_Requirement_. Your task is to transcribe all of the data below exactly, omitting the images.
------------------------------------------------------------
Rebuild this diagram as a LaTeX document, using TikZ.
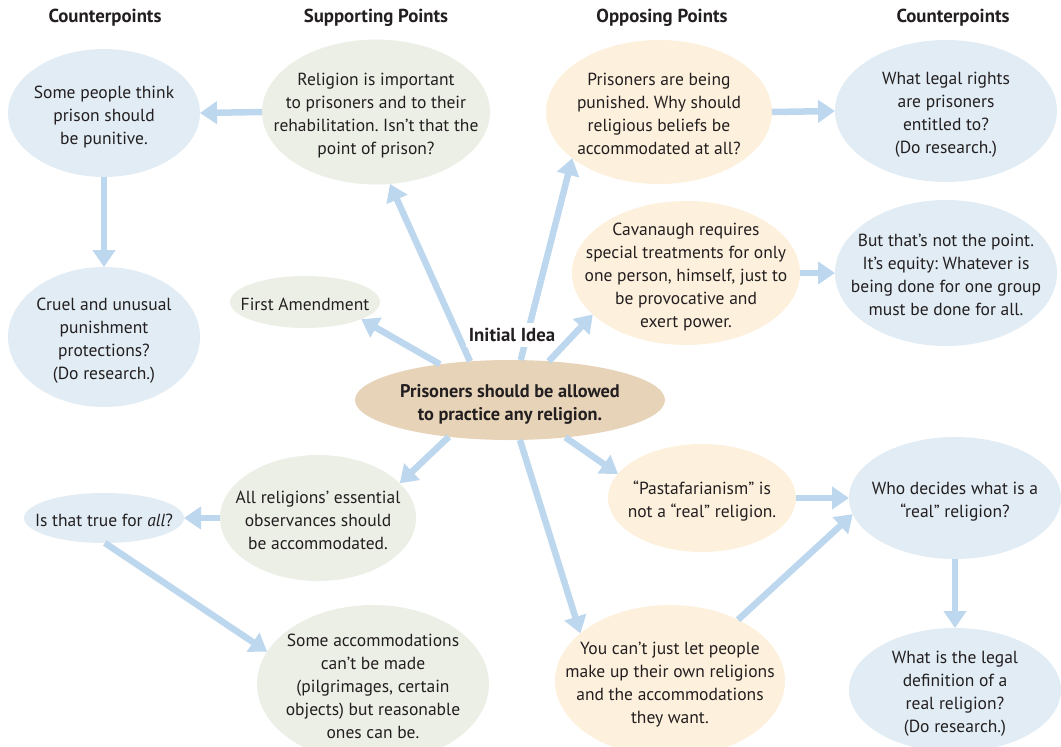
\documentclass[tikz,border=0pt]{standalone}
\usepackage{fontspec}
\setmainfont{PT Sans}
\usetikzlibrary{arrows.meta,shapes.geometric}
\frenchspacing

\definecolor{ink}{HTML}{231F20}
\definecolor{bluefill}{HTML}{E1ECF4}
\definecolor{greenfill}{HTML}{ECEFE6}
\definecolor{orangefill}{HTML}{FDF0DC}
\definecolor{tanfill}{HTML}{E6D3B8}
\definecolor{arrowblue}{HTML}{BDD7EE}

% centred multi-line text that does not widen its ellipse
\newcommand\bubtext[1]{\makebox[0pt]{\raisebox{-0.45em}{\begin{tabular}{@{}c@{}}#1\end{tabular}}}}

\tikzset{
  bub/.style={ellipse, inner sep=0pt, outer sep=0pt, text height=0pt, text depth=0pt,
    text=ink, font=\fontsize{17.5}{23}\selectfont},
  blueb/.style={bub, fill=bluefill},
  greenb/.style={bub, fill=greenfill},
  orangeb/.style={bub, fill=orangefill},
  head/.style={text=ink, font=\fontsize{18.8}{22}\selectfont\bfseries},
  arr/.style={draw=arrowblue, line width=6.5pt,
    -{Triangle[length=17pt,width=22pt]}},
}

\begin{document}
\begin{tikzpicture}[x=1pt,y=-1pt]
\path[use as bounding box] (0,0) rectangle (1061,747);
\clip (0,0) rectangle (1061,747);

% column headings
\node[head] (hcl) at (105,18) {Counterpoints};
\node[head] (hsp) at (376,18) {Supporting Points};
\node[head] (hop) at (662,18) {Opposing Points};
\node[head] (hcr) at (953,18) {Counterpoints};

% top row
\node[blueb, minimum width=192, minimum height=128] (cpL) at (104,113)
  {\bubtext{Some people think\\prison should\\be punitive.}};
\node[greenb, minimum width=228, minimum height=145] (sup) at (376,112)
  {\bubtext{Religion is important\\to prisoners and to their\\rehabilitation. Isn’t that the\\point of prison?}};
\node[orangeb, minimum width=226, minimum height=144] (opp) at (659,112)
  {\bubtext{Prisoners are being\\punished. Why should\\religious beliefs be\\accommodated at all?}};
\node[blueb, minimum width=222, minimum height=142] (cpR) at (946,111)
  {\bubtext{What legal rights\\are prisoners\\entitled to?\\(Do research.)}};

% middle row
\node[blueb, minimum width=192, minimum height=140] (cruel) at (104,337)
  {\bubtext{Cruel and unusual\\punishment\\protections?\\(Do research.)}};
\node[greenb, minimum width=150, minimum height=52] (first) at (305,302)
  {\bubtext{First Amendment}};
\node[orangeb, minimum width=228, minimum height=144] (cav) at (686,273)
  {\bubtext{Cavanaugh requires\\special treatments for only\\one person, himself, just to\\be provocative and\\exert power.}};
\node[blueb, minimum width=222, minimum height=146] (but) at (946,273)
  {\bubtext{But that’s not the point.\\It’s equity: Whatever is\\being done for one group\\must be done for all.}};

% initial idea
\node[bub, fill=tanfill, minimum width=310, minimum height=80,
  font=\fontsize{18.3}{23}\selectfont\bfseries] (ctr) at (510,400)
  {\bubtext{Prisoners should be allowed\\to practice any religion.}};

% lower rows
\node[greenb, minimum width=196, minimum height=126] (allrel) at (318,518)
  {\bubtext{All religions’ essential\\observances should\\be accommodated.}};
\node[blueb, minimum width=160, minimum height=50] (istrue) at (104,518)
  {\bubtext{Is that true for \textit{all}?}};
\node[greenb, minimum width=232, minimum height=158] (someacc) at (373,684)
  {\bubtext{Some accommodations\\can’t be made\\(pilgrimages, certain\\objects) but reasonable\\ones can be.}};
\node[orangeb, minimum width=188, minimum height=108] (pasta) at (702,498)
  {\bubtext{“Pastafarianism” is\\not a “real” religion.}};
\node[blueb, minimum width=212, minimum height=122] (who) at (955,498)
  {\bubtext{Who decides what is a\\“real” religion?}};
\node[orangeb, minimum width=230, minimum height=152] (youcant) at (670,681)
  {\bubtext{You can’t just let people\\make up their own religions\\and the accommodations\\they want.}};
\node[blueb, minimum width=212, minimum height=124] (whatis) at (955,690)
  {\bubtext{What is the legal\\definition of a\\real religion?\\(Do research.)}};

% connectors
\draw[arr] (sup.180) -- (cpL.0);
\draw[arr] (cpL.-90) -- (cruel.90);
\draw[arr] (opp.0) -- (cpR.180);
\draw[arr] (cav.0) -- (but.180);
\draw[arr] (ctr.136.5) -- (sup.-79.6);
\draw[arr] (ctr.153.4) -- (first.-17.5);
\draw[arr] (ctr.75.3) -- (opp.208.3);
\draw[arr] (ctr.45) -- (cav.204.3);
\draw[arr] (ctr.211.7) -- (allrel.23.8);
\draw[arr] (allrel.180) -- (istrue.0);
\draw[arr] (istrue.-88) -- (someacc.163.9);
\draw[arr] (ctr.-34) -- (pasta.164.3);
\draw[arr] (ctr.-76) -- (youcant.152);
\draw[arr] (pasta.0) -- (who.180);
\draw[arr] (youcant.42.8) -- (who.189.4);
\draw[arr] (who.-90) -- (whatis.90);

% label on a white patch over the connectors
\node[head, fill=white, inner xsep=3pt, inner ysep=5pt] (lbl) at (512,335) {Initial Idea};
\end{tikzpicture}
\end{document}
------------------------------------------------------------
_Task response_.
Rebuild this diagram as a LaTeX document, using TikZ.
\documentclass[tikz,border=0pt]{standalone}
\usepackage{fontspec}
\setmainfont{PT Sans}
\usetikzlibrary{arrows.meta,shapes.geometric}
\frenchspacing

\definecolor{ink}{HTML}{231F20}
\definecolor{bluefill}{HTML}{E1ECF4}
\definecolor{greenfill}{HTML}{ECEFE6}
\definecolor{orangefill}{HTML}{FDF0DC}
\definecolor{tanfill}{HTML}{E6D3B8}
\definecolor{arrowblue}{HTML}{BDD7EE}

% centred multi-line text that does not widen its ellipse
\newcommand\bubtext[1]{\makebox[0pt]{\raisebox{-0.45em}{\begin{tabular}{@{}c@{}}#1\end{tabular}}}}

\tikzset{
  bub/.style={ellipse, inner sep=0pt, outer sep=0pt, text height=0pt, text depth=0pt,
    text=ink, font=\fontsize{17.5}{23}\selectfont},
  blueb/.style={bub, fill=bluefill},
  greenb/.style={bub, fill=greenfill},
  orangeb/.style={bub, fill=orangefill},
  head/.style={text=ink, font=\fontsize{18.8}{22}\selectfont\bfseries},
  arr/.style={draw=arrowblue, line width=6.5pt,
    -{Triangle[length=17pt,width=22pt]}},
}

\begin{document}
\begin{tikzpicture}[x=1pt,y=-1pt]
\path[use as bounding box] (0,0) rectangle (1061,747);
\clip (0,0) rectangle (1061,747);

% column headings
\node[head] (hcl) at (105,18) {Counterpoints};
\node[head] (hsp) at (376,18) {Supporting Points};
\node[head] (hop) at (662,18) {Opposing Points};
\node[head] (hcr) at (953,18) {Counterpoints};

% top row
\node[blueb, minimum width=192, minimum height=128] (cpL) at (104,113)
  {\bubtext{Some people think\\prison should\\be punitive.}};
\node[greenb, minimum width=228, minimum height=145] (sup) at (376,112)
  {\bubtext{Religion is important\\to prisoners and to their\\rehabilitation. Isn’t that the\\point of prison?}};
\node[orangeb, minimum width=226, minimum height=144] (opp) at (659,112)
  {\bubtext{Prisoners are being\\punished. Why should\\religious beliefs be\\accommodated at all?}};
\node[blueb, minimum width=222, minimum height=142] (cpR) at (946,111)
  {\bubtext{What legal rights\\are prisoners\\entitled to?\\(Do research.)}};

% middle row
\node[blueb, minimum width=192, minimum height=140] (cruel) at (104,337)
  {\bubtext{Cruel and unusual\\punishment\\protections?\\(Do research.)}};
\node[greenb, minimum width=150, minimum height=52] (first) at (305,302)
  {\bubtext{First Amendment}};
\node[orangeb, minimum width=228, minimum height=144] (cav) at (686,273)
  {\bubtext{Cavanaugh requires\\special treatments for only\\one person, himself, just to\\be provocative and\\exert power.}};
\node[blueb, minimum width=222, minimum height=146] (but) at (946,273)
  {\bubtext{But that’s not the point.\\It’s equity: Whatever is\\being done for one group\\must be done for all.}};

% initial idea
\node[bub, fill=tanfill, minimum width=310, minimum height=80,
  font=\fontsize{18.3}{23}\selectfont\bfseries] (ctr) at (510,400)
  {\bubtext{Prisoners should be allowed\\to practice any religion.}};

% lower rows
\node[greenb, minimum width=196, minimum height=126] (allrel) at (318,518)
  {\bubtext{All religions’ essential\\observances should\\be accommodated.}};
\node[blueb, minimum width=160, minimum height=50] (istrue) at (104,518)
  {\bubtext{Is that true for \textit{all}?}};
\node[greenb, minimum width=232, minimum height=158] (someacc) at (373,684)
  {\bubtext{Some accommodations\\can’t be made\\(pilgrimages, certain\\objects) but reasonable\\ones can be.}};
\node[orangeb, minimum width=188, minimum height=108] (pasta) at (702,498)
  {\bubtext{“Pastafarianism” is\\not a “real” religion.}};
\node[blueb, minimum width=212, minimum height=122] (who) at (955,498)
  {\bubtext{Who decides what is a\\“real” religion?}};
\node[orangeb, minimum width=230, minimum height=152] (youcant) at (670,681)
  {\bubtext{You can’t just let people\\make up their own religions\\and the accommodations\\they want.}};
\node[blueb, minimum width=212, minimum height=124] (whatis) at (955,690)
  {\bubtext{What is the legal\\definition of a\\real religion?\\(Do research.)}};

% connectors
\draw[arr] (sup.180) -- (cpL.0);
\draw[arr] (cpL.-90) -- (cruel.90);
\draw[arr] (opp.0) -- (cpR.180);
\draw[arr] (cav.0) -- (but.180);
\draw[arr] (ctr.136.5) -- (sup.-79.6);
\draw[arr] (ctr.153.4) -- (first.-17.5);
\draw[arr] (ctr.75.3) -- (opp.208.3);
\draw[arr] (ctr.45) -- (cav.204.3);
\draw[arr] (ctr.211.7) -- (allrel.23.8);
\draw[arr] (allrel.180) -- (istrue.0);
\draw[arr] (istrue.-88) -- (someacc.163.9);
\draw[arr] (ctr.-34) -- (pasta.164.3);
\draw[arr] (ctr.-76) -- (youcant.152);
\draw[arr] (pasta.0) -- (who.180);
\draw[arr] (youcant.42.8) -- (who.189.4);
\draw[arr] (who.-90) -- (whatis.90);

% label on a white patch over the connectors
\node[head, fill=white, inner xsep=3pt, inner ysep=5pt] (lbl) at (512,335) {Initial Idea};
\end{tikzpicture}
\end{document}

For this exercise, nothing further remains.